Job. From the entries below, copy every line where the string "document" appears.

Supplied entries.

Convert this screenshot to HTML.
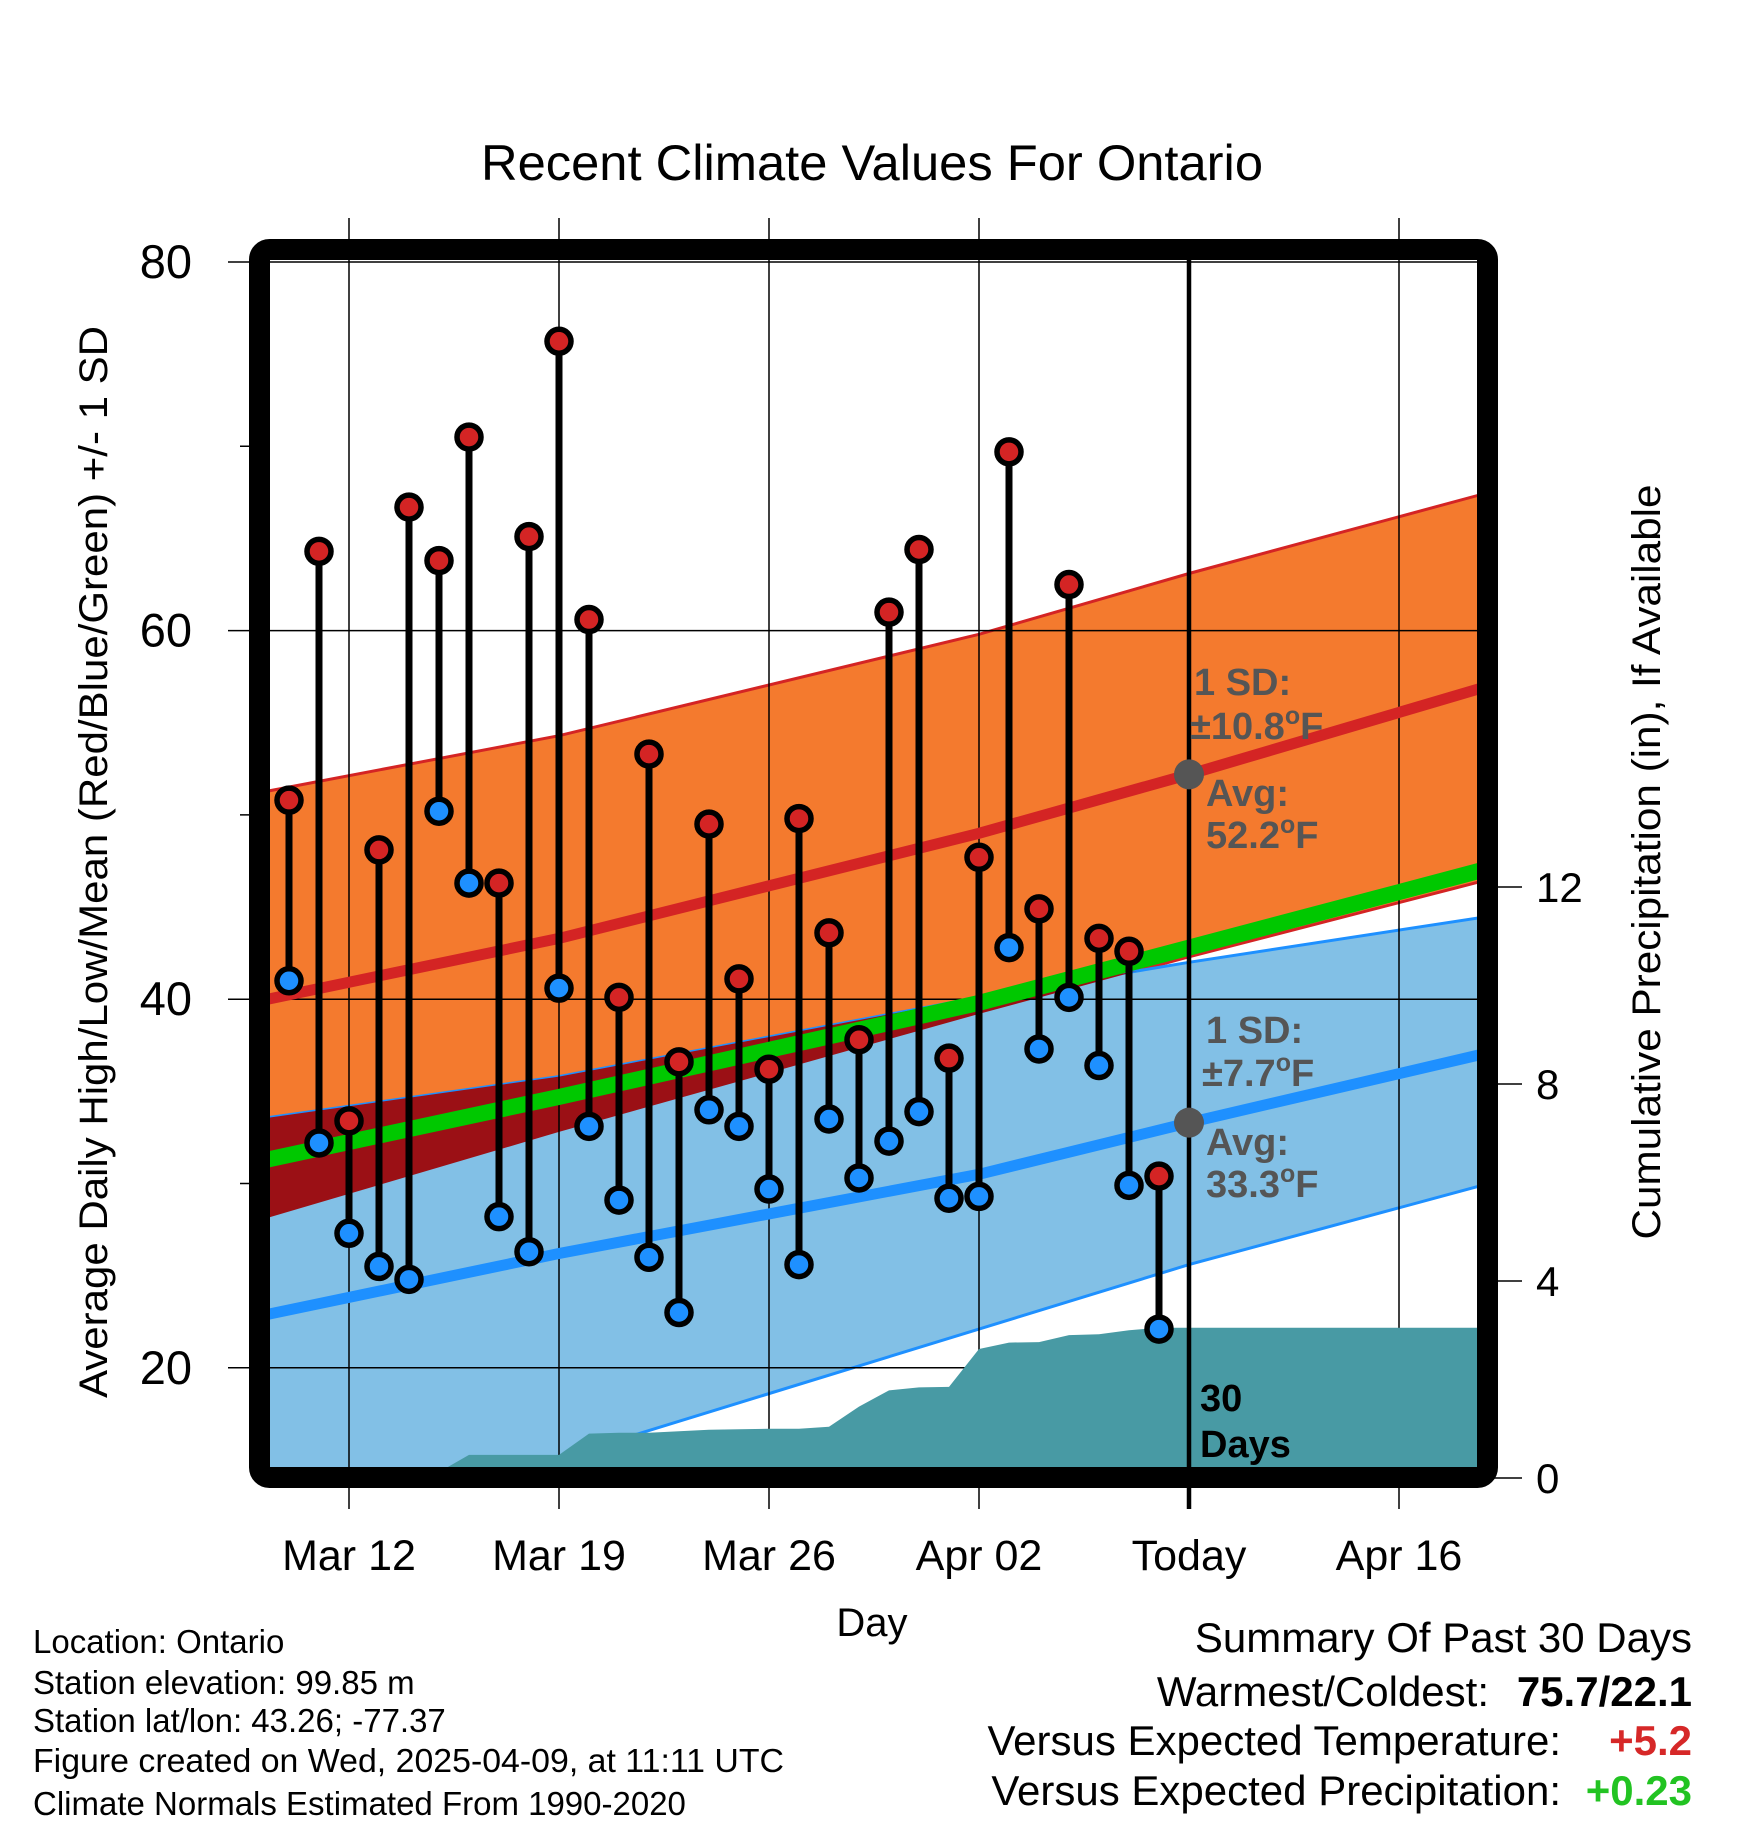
<!DOCTYPE html>
<html><head><meta charset="utf-8"><style>
html,body{margin:0;padding:0;background:#fff}
svg{display:block;font-family:"Liberation Sans",Arial,sans-serif}
</style></head><body>
<svg id="chart" width="1748" height="1828" viewBox="0 0 1748 1828" xmlns="http://www.w3.org/2000/svg">
<defs><clipPath id="plotClip"><rect x="270" y="260" width="1208" height="1207"/></clipPath></defs>
<g id="bands" clip-path="url(#plotClip)"></g>
<g id="grid"></g>
<g id="precip" clip-path="url(#plotClip)"></g>
<g id="lines" clip-path="url(#plotClip)"></g>
<g id="marks"></g>
<rect x="259.5" y="249.5" width="1228" height="1228" rx="10" fill="none" stroke="#000" stroke-width="21"/>
<text x="872" y="180" font-size="50" text-anchor="middle" textLength="782" lengthAdjust="spacingAndGlyphs">Recent Climate Values For Ontario</text>
<text transform="translate(107,862) rotate(-90)" font-size="40" text-anchor="middle" textLength="1072" lengthAdjust="spacingAndGlyphs">Average Daily High/Low/Mean (Red/Blue/Green) +/- 1 SD</text>
<text transform="translate(1660,862) rotate(-90)" font-size="40" text-anchor="middle" textLength="755" lengthAdjust="spacingAndGlyphs">Cumulative Precipitation (in), If Available</text>
<text x="872" y="1636" font-size="40" text-anchor="middle">Day</text>
<g font-size="38" font-weight="bold" fill="#555">
<text x="1194" y="695">1 SD:</text><text x="1190" y="739">±10.8<tspan dy="-15" font-size="25">o</tspan><tspan dy="15">F</tspan></text>
<text x="1206" y="806">Avg:</text><text x="1206" y="848">52.2<tspan dy="-15" font-size="25">o</tspan><tspan dy="15">F</tspan></text>
</g>
<g font-size="38" font-weight="bold" fill="#555">
<text x="1206" y="1043">1 SD:</text><text x="1202" y="1086">±7.7<tspan dy="-15" font-size="25">o</tspan><tspan dy="15">F</tspan></text>
<text x="1206" y="1155">Avg:</text><text x="1206" y="1197">33.3<tspan dy="-15" font-size="25">o</tspan><tspan dy="15">F</tspan></text>
</g>
<g font-size="38" font-weight="bold" fill="#000">
<text x="1200" y="1411">30</text><text x="1200" y="1457">Days</text>
</g>
<g font-size="33" fill="#000">
<text x="33" y="1653">Location: Ontario</text>
<text x="33" y="1694">Station elevation: 99.85 m</text>
<text x="33" y="1732">Station lat/lon: 43.26; -77.37</text>
<text x="33" y="1772" textLength="751" lengthAdjust="spacingAndGlyphs">Figure created on Wed, 2025-04-09, at 11:11 UTC</text>
<text x="33" y="1815">Climate Normals Estimated From 1990-2020</text>
</g>
<g font-size="42" fill="#000">
<text x="1692" y="1652" text-anchor="end">Summary Of Past 30 Days</text>
<text x="1489" y="1706" text-anchor="end">Warmest/Coldest:</text>
<text x="1692" y="1706" text-anchor="end" font-weight="bold">75.7/22.1</text>
<text x="1561" y="1755" text-anchor="end">Versus Expected Temperature:</text>
<text x="1692" y="1755" text-anchor="end" font-weight="bold" fill="#d62828">+5.2</text>
<text x="1561" y="1805" text-anchor="end">Versus Expected Precipitation:</text>
<text x="1692" y="1805" text-anchor="end" font-weight="bold" fill="#22c322">+0.23</text>
</g>
</svg>
<script>
// daily observations, Mar 10 .. Apr 8
const highs = [50.8,64.3,33.4,48.1,66.7,63.8,70.5,46.3,65.1,75.7,60.6,40.1,53.3,36.6,49.5,41.1,36.2,49.8,43.6,37.8,61.0,64.4,36.8,47.7,69.7,44.9,62.5,43.3,42.6,30.4];
const lows = [41.0,32.2,27.3,25.5,24.8,50.2,46.3,28.2,26.3,40.6,33.1,29.1,26.0,23.0,34.0,33.1,29.7,25.6,33.5,30.3,32.3,33.9,29.2,29.3,42.8,37.3,40.1,36.4,29.9,22.1];
const precip = [0,0,0,0,0,0.12,0.47,0.47,0.47,0.47,0.9,0.92,0.92,0.95,0.98,0.99,1.0,1.0,1.04,1.45,1.78,1.84,1.85,2.62,2.75,2.76,2.9,2.92,3.0,3.05];
// climate normals at anchor days (days since Mar 10)
const normDays = [-1,9,23,30,40];
const normHigh = [39.9,43.3,49.0,52.2,57.0];
const highUpper = [51.2,54.3,59.8,63.1,67.5];
const highLower = [28.0,32.8,39.2,42.3,46.5];
const normLow = [22.8,26.2,30.5,33.3,37.1];
const lowUpper = [33.5,35.8,40.1,42.0,44.5];
const lowLower = [10.5,15.1,22.1,25.6,30.0];
const normMean = [31.2,34.7,39.8,42.8,47.1];
const xTickDays = [2,9,16,23,30,37];
const xTickLabels = ["Mar 12","Mar 19","Mar 26","Apr 02","Today","Apr 16"];
const yTicks = [20,40,60,80];
const yMinor = [30,50,70];
const pTicks = [0,4,8,12];
const todayIndex = 30;

const NS="http://www.w3.org/2000/svg";
const xS = d => 289 + 30*d;
const yS = v => 262 + (80-v)*18.43;
const pS = p => 1478 - 49.25*p;
function mk(tag, attrs, parent){const e=document.createElementNS(NS,tag);for(const k in attrs)e.setAttribute(k,attrs[k]);parent.appendChild(e);return e;}
const g = id => document.getElementById(id);
const line = arr => normDays.map((d,i)=>xS(d).toFixed(1)+","+yS(arr[i]).toFixed(1));
const bandPts = (up,lo) => line(up).concat(line(lo).reverse()).join(" ");

let e;
e = mk('polygon',{points:bandPts(highUpper,highLower),fill:'#f47a2e',stroke:'#d42424','stroke-width':3},g('bands'));
 
e = mk('polygon',{points:bandPts(lowUpper,lowLower),fill:'#82c0e6',stroke:'#1e90ff','stroke-width':3},g('bands'));
 
const cp = mk('clipPath',{id:'lowClip'},g('bands'));
mk('polygon',{points:bandPts(lowUpper,lowLower)},cp);
e = mk('polygon',{points:bandPts(highUpper,highLower),fill:'#9b1015','clip-path':'url(#lowClip)'},g('bands'));
 

xTickDays.forEach((d,i)=>{
  const x=xS(d);
  if(i!==4){ e=mk('line',{x1:x,x2:x,y1:218,y2:1509,stroke:'#000','stroke-width':1.5},g('grid'));
      }
  e=mk('text',{x:x,y:1570,'font-size':43,'text-anchor':'middle'},g('grid')); e.textContent=xTickLabels[i];
   
});
yTicks.forEach(v=>{
  const y=yS(v);
  e=mk('line',{x1:228,x2:1478,y1:y,y2:y,stroke:'#000','stroke-width':1.5},g('grid'));
   
  e=mk('text',{x:192,y:y+16,'font-size':47,'text-anchor':'end'},g('grid')); e.textContent=v;
   
});
yMinor.forEach(v=>{
  e=mk('line',{x1:240,x2:260,y1:yS(v),y2:yS(v),stroke:'#000','stroke-width':1.5},g('grid'));
   
});
pTicks.forEach(p=>{
  const y=pS(p);
  e=mk('line',{x1:1488,x2:1522,y1:y,y2:y,stroke:'#000','stroke-width':1.5},g('grid'));
   
  e=mk('text',{x:1536,y:y+15,'font-size':42},g('grid')); e.textContent=p;
   
});

let pp=[xS(0)+","+pS(0)];
precip.forEach((p,i)=>pp.push(xS(i)+","+pS(p)));
pp.push(xS(45)+","+pS(precip[precip.length-1]));
pp.push(xS(45)+","+pS(0));
e=mk('polygon',{points:pp.join(" "),fill:'#489aa4'},g('precip'));
 

e=mk('polyline',{points:line(normMean).join(" "),fill:'none',stroke:'#00c800','stroke-width':16},g('lines'));
 
e=mk('polyline',{points:line(normHigh).join(" "),fill:'none',stroke:'#d42424','stroke-width':11},g('lines'));
 
e=mk('polyline',{points:line(normLow).join(" "),fill:'none',stroke:'#1e90ff','stroke-width':11},g('lines'));
 

const tx=xS(todayIndex);
e=mk('line',{x1:tx,x2:tx,y1:255,y2:1509,stroke:'#000','stroke-width':4.5},g('marks'));
 
e=mk('circle',{cx:tx,cy:yS(normHigh[3]),r:15,fill:'#555'},g('marks'));
 
e=mk('circle',{cx:tx,cy:yS(normLow[3]),r:15,fill:'#555'},g('marks'));
 

highs.forEach((h,i)=>{
  const x=xS(i), l=lows[i];
  e=mk('line',{x1:x,x2:x,y1:yS(h),y2:yS(l),stroke:'#000','stroke-width':7},g('marks'));
   
  e=mk('circle',{cx:x,cy:yS(l),r:12,fill:'#1e90ff',stroke:'#000','stroke-width':5.5},g('marks'));
   
  e=mk('circle',{cx:x,cy:yS(h),r:12,fill:'#d42424',stroke:'#000','stroke-width':5.5},g('marks'));
   
});
</script>
</body></html>
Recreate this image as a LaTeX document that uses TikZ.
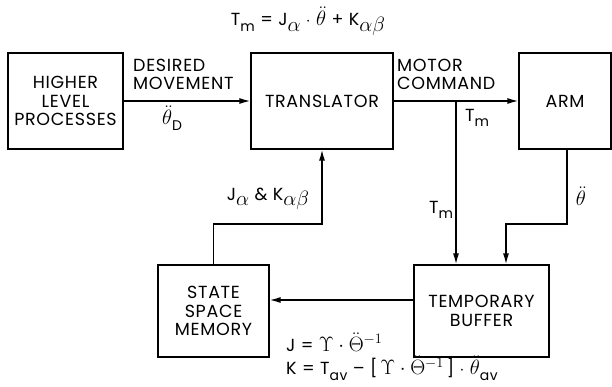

Complete answer.
function mk(tag, attrs, parent){const e=document.createElementNS(NS,tag);for(const k in attrs)e.setAttribute(k,attrs[k]);parent.appendChild(e);return e;}
const g = id => document.getElementById(id);
Recreate this image as a LaTeX document that uses TikZ.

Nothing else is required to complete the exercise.